В будни здесь нет ни одной души, если не считать звериных, и я делаю что хочу, как Робинзон на пенсии. Вооружившись блокнотом, я скитаюсь по холмам, забираюсь в чащу и пишу, присаживаясь на пенек, как Ленин в Разливе, но лучше. В таком кабинете тает “страх влияния” – влиять некому. Природе всё равно, людей нет, читателей – тоже. От одиночест- ва труд становится сосредоточенным отдыхом, вроде рыбалки, и бумага заполняется строчками, каплями дождя и кляксами от раздавленных комаров.
Из года в год, когда не слишком холодно или жарко, я, радуясь, что никому больше не приходит это в голову, пишу здесь книгу за книгой. Самой амбициозной была “Вавилонская башня”.
Строя “Башню”, я прочел центнер ученых трудов и ничуть об этом не жалею. Собрав мешок увлекательных фактов, тетрадь дерзких концепций и картотеку живописных примеров, я сводил их в универсальную формулу, которая обещала встретить ХХI век и обжиться в нем.
“Завтра – это вчера”, – утверждала книга, уговаривая время течь вспять к тому архаическому истоку, где все было еще волшебным и походило на то, что нас ждет.

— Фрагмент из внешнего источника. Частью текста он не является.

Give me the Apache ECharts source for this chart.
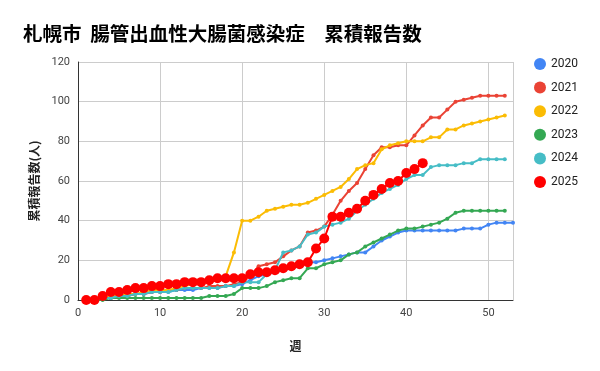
<!DOCTYPE html>
<html>
<head>
<meta charset="utf-8">
<script src="https://cdn.jsdelivr.net/npm/echarts@6/dist/echarts.min.js"></script>
<style>
html,body{margin:0;padding:0;background:#fff;}
#chart{width:600px;height:371px;}
</style>
</head>
<body>
<div id="chart"></div>
<script>
var titleText = "札幌市  腸管出血性大腸菌感染症　累積報告数";
var yAxisName = "累積報告数(人)";
var xAxisName = "週";
var seriesNames = ["2020", "2021", "2022", "2023", "2024", "2025"];
var colors = ["#4285F4", "#EA4335", "#FBBC04", "#34A853", "#46BDC6", "#FF0000"];

var y2020 = [0,0,1,1,2,2,3,3,4,4,4,5,5,5,6,6,6,7,7,8,10,12,13,14,15,16,17,19,19,20,21,22,23,24,24,27,30,32,34,35,35,35,35,35,35,35,36,36,36,38,39,39,39];
var y2021 = [0,0,1,1,2,2,3,3,4,4,5,5,6,6,6,7,7,7,8,9,12,17,18,19,22,25,27,34,35,37,43,50,55,59,66,73,77,77,78,78,83,88,92,92,96,100,101,102,103,103,103,103];
var y2022 = [0,1,1,2,2,3,3,4,5,5,5,6,7,8,9,10,11,12,24,40,40,42,45,46,47,48,48,49,51,53,55,57,61,66,68,69,76,78,79,80,80,80,82,82,86,86,88,89,90,91,92,93];
var y2023 = [0,0,0,1,1,1,1,1,1,1,1,1,1,1,1,2,2,2,3,6,6,6,7,9,10,11,11,16,16,18,19,20,23,24,27,29,31,33,35,36,36,37,38,39,41,44,45,45,45,45,45,45];
var y2024 = [0,0,1,1,2,2,3,3,4,4,4,5,6,6,6,6,6,7,7,9,9,9,13,15,24,25,27,33,34,37,38,39,41,45,48,51,54,56,58,61,63,63,67,68,68,68,69,69,71,71,71,71];
var y2025 = [0,0,2,4,4,5,6,6,7,7,8,8,9,9,9,10,11,11,11,11,13,14,14,15,16,17,18,19,26,31,42,42,44,46,50,53,56,59,60,64,66,69];
var allValues = [y2020, y2021, y2022, y2023, y2024, y2025];

function toPairs(arr) {
  return arr.map(function (v, i) { return [i + 1, v]; });
}

var chart = echarts.init(document.getElementById('chart'));
var series = seriesNames.map(function (name, k) {
  var isLast = k === seriesNames.length - 1;
  return {
    name: name,
    type: 'line',
    data: toPairs(allValues[k]),
    symbol: 'circle',
    symbolSize: isLast ? 10 : 4,
    showSymbol: true,
    lineStyle: { width: 2, color: colors[k] },
    itemStyle: { color: colors[k] },
    z: 2 + k,
    animation: false
  };
});

chart.setOption({
  animation: false,
  color: colors,
  title: {
    text: titleText,
    left: 18,
    top: 19,
    textStyle: { fontFamily: 'Noto Sans CJK JP', fontSize: 19.5, fontWeight: 'bold', color: '#000' }
  },
  legend: {
    orient: 'vertical',
    left: 529,
    top: 53,
    icon: 'circle',
    itemWidth: 12,
    itemHeight: 12,
    itemGap: 11.6,
    data: seriesNames,
    textStyle: { fontFamily: 'Roboto, Arial, sans-serif', fontSize: 12, color: '#222' }
  },
  grid: { left: 78, right: 87, top: 62, bottom: 71, containLabel: false },
  xAxis: {
    type: 'value',
    min: 0,
    max: 53,
    interval: 10,
    name: xAxisName,
    nameLocation: 'middle',
    nameGap: 40,
    nameTextStyle: { fontFamily: 'Noto Sans CJK JP', fontSize: 12, fontWeight: 'bold', color: '#222' },
    axisLine: { show: true, lineStyle: { color: '#333', width: 1 } },
    axisTick: { show: false },
    axisLabel: { fontFamily: 'Roboto, Arial, sans-serif', fontSize: 11, color: '#444', margin: 8, showMaxLabel: false },
    splitLine: { show: true, lineStyle: { color: '#ccc', width: 1 } }
  },
  yAxis: {
    type: 'value',
    min: 0,
    max: 120,
    interval: 20,
    name: yAxisName,
    nameLocation: 'middle',
    nameGap: 21,
    nameTextStyle: { fontFamily: 'Noto Sans CJK JP', fontSize: 12, fontWeight: 'bold', color: '#222' },
    axisLine: { show: true, lineStyle: { color: '#333', width: 1 } },
    axisTick: { show: false },
    axisLabel: { fontFamily: 'Roboto, Arial, sans-serif', fontSize: 11, color: '#444', margin: 8 },
    splitLine: { show: true, lineStyle: { color: '#ccc', width: 1 } }
  },
  series: series
});
</script>
</body>
</html>
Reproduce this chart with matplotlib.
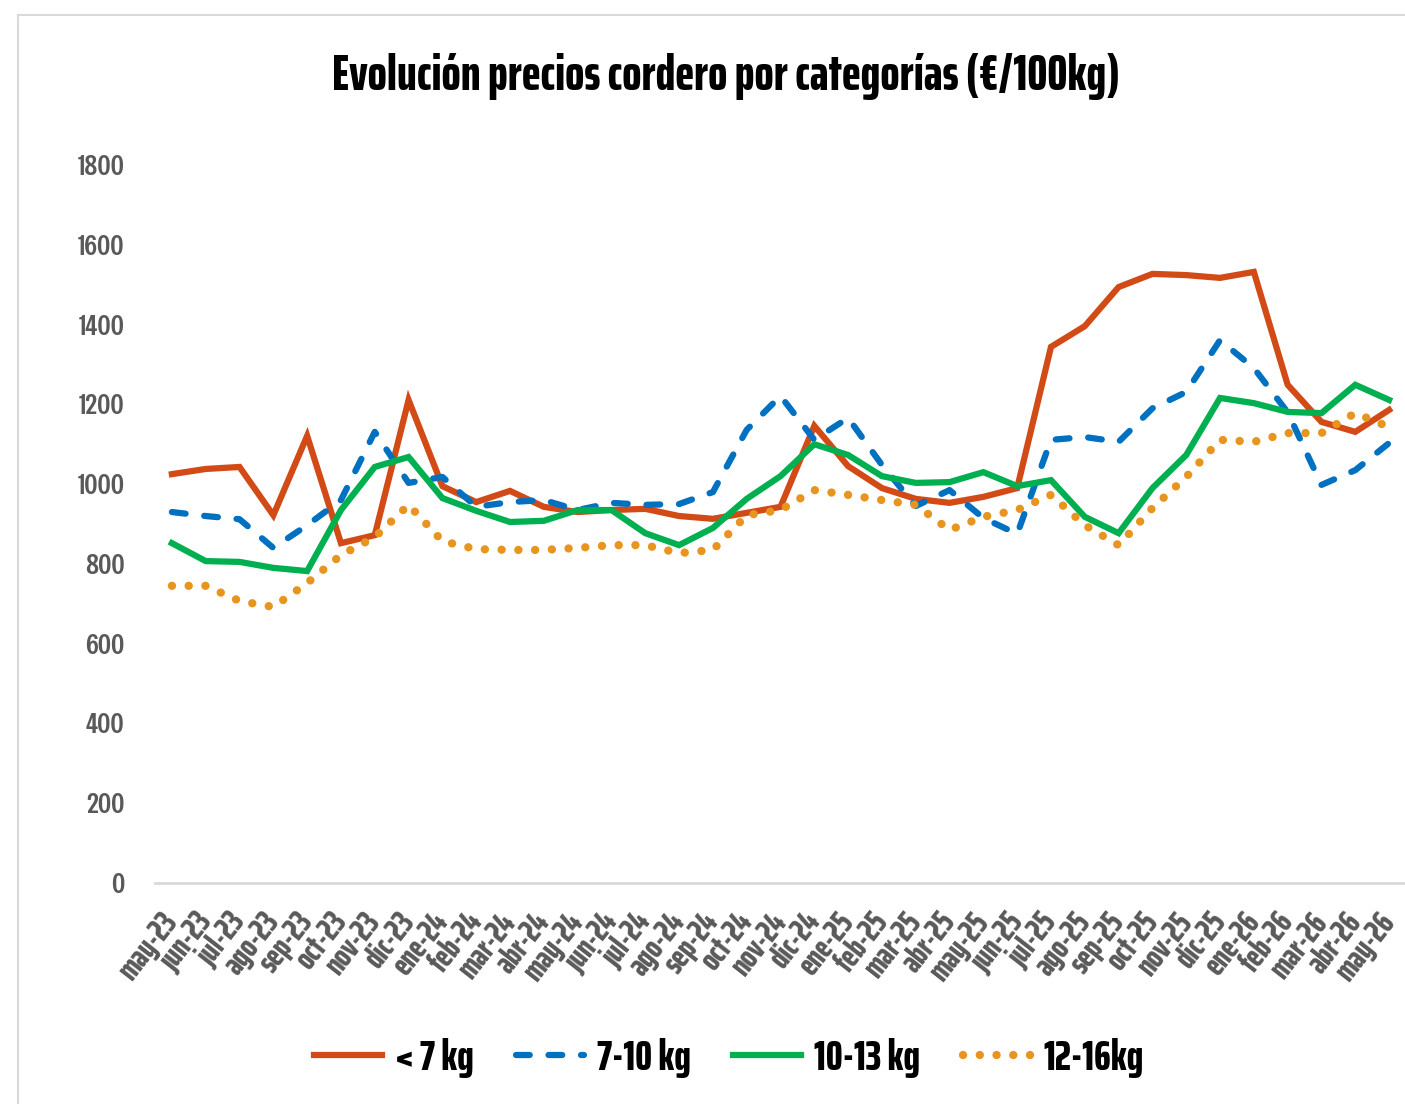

По пути к выводу я сделал для себя множество открытий. Среди них – балийскую живопись и австралийскую математику. Но меня беспокоило, что, расширяя эрудицию, я не встречал ничего противоречащего моей идее. Как будто книга была с воронкой, и вновь обретенные знания вливались в нее, не оставляя брызг.
Смущенный тем, что всякое лыко в строку, я решил проверить умозрительные гипотезы на практике, побыв немного тем самым архаическим человеком, которого ставил всем в пример. Опыт начался с того, что я втерся в доверие к десятипудовому индейцу, работавшему индейцем на “Радио Свобода”, где он заполнял федеральную квоту на аборигенов.
– Запомни, – сказал он, когда мы подружились, – пляска – молитва ногами. Вот пленка нужных напевов. Это, правда, гунявое – луговое – племя, но тебе сойдет, главное – не останавливаться.